The classrooms themselves are multi-age community settings with children grouped by their development stages. In this way, children are not only taking in information but modeling and performing this knowledge for their peers. This further builds confidence and solidifies what they have learned. 

The Montessori Method also leans heavily on the whole child’s development, not only academic but also social and emotional. Modeled lessons in practical life skills are seen as essential parts of what makes children contributing members of society, with students encouraged to clean up, take care of, and dress themselves. 

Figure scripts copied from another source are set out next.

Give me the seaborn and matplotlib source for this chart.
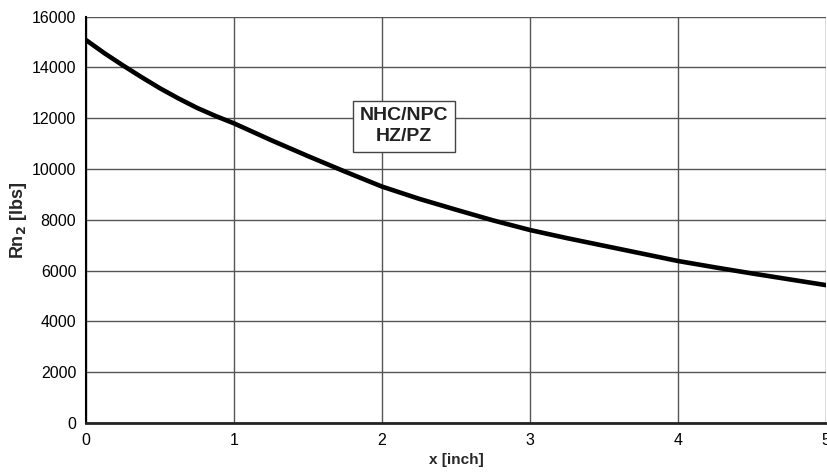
import numpy as np
import pandas as pd
import matplotlib
matplotlib.use("Agg")
import matplotlib.pyplot as plt
import seaborn as sns

# values
x_inch = [0, 0.125, 0.25, 0.375, 0.5, 0.625, 0.75, 0.875, 1.0, 1.25, 1.5, 1.75, 2.0,
          2.25, 2.5, 2.75, 3.0, 3.25, 3.5, 3.75, 4.0, 4.25, 4.5, 4.75, 5.0]
rn2_lbs = [15080, 14560, 14080, 13620, 13180, 12780, 12410, 12090, 11800, 11140, 10510, 9900, 9310,
           8830, 8400, 7980, 7600, 7280, 6980, 6680, 6380, 6130, 5890, 5660, 5430]
x_ticks = [0, 1, 2, 3, 4, 5]
y_ticks = [0, 2000, 4000, 6000, 8000, 10000, 12000, 14000, 16000]
label_text = "NHC/NPC\nHZ/PZ"

sns.set_style("white")
plt.rcParams['font.family'] = ['Liberation Sans', 'DejaVu Sans']

df = pd.DataFrame({"x": x_inch, "rn2": rn2_lbs})

fig = plt.figure(figsize=(8.28, 4.76), dpi=100)
ax = fig.add_axes([0.1039, 0.1113, 0.8937, 0.8536])

sns.lineplot(data=df, x="x", y="rn2", color="black", linewidth=3.3, ax=ax, zorder=3)
ax.lines[0].set_solid_joinstyle("round")

ax.set_xlim(0, 5)
ax.set_ylim(0, 16000)
ax.set_xticks(x_ticks)
ax.set_yticks(y_ticks)
ax.grid(True, color="#555555", linewidth=1)
ax.set_axisbelow(True)

for side in ["top", "right"]:
    ax.spines[side].set_visible(False)
ax.spines["left"].set_color("black")
ax.spines["left"].set_linewidth(1.5)
ax.spines["bottom"].set_color("#222222")
ax.spines["bottom"].set_linewidth(2)

ax.tick_params(axis="both", direction="out", length=4, width=1, color="black",
               labelsize=11.5, labelcolor="black", pad=3)

ax.set_xlabel("x [inch]", fontsize=11, fontweight="bold", labelpad=4)
ax.set_ylabel("Rn$_\\mathbf{2}$ [lbs]", fontsize=13, fontweight="bold", labelpad=2)

ax.text(2.15, 11680, label_text, ha="center", va="center", fontsize=14,
        fontweight="bold", color="#222222", linespacing=1.3, zorder=4,
        bbox=dict(boxstyle="square,pad=0.35", facecolor="white", edgecolor="#444444", linewidth=1))

plt.savefig("out.png", dpi=100)
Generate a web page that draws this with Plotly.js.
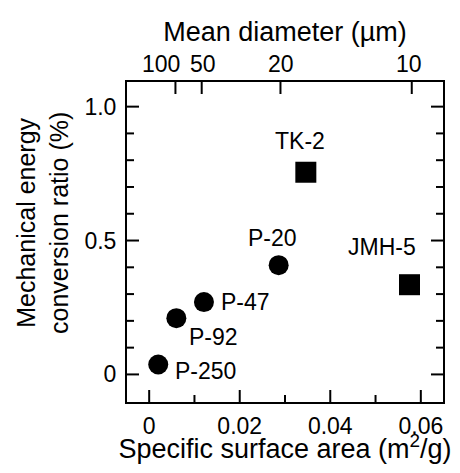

Now, let’s consider Daycare…

While Traditional Daycares and play-based environments can be wonderful and safe, they are either teacher-led learning environments or lack academic material. Children are not encouraged to interact with their materials freely, often referred to as “toys,” and any academic curriculum is generally geared towards memorization rather than educational advancement or social-emotional well-being.

Children within a daycare setting are expected to conform to a rigorous schedule with hourly blocks of time and limited time to access particular “stations.” While they may be invited for free “play,” the materials themselves are not molded explicitly for teaching abstract concepts. Children are given workbooks and textbooks to memorize and organize information according to the teacher’s requirements. 

Daycare settings also lean heavily on external modes of compliance and obedience rather than internal development of self-regulation. This is a tool used to keep an entire classroom focused on one topic at the same time. These topics are generally given by teachers not trained or certified in a specific educational philosophy, and lessons are designed only for cognitive learning. 

With classrooms age-segregated, many children may feel left behind because not all children at one age fall into the same developmental category. This is especially true as students advance towards upper elementary, with many children being held back for lack of retention of the information, a determination often improperly imparted to children with different learning styles. Abstract learning and freedom of choice are limited to the expectations of the teacher and the pace of the entire classroom.

The classrooms are heavily commercialized with bold colors and bright lights, often leading to overstimulation. This can be trying when daycare settings expect children to remain seated for hours. 

While children are expected to be involved in their day-to-day curriculum, their “care of self” or practical life is left for their parents to impart. This can make the process of care for self and care of the environment entirely up to the parents and often overlooked altogether.

Wrapping Up

What truly sets Montessori apart from traditional daycare is its philosophy based on the scientific method, allowing for educational advancement geared towards abstract learning imparted at the proper time developmentally. This holistic approach provides a curriculum, builds on the child’s happiness and individuality, and fosters a lifelong love of learning.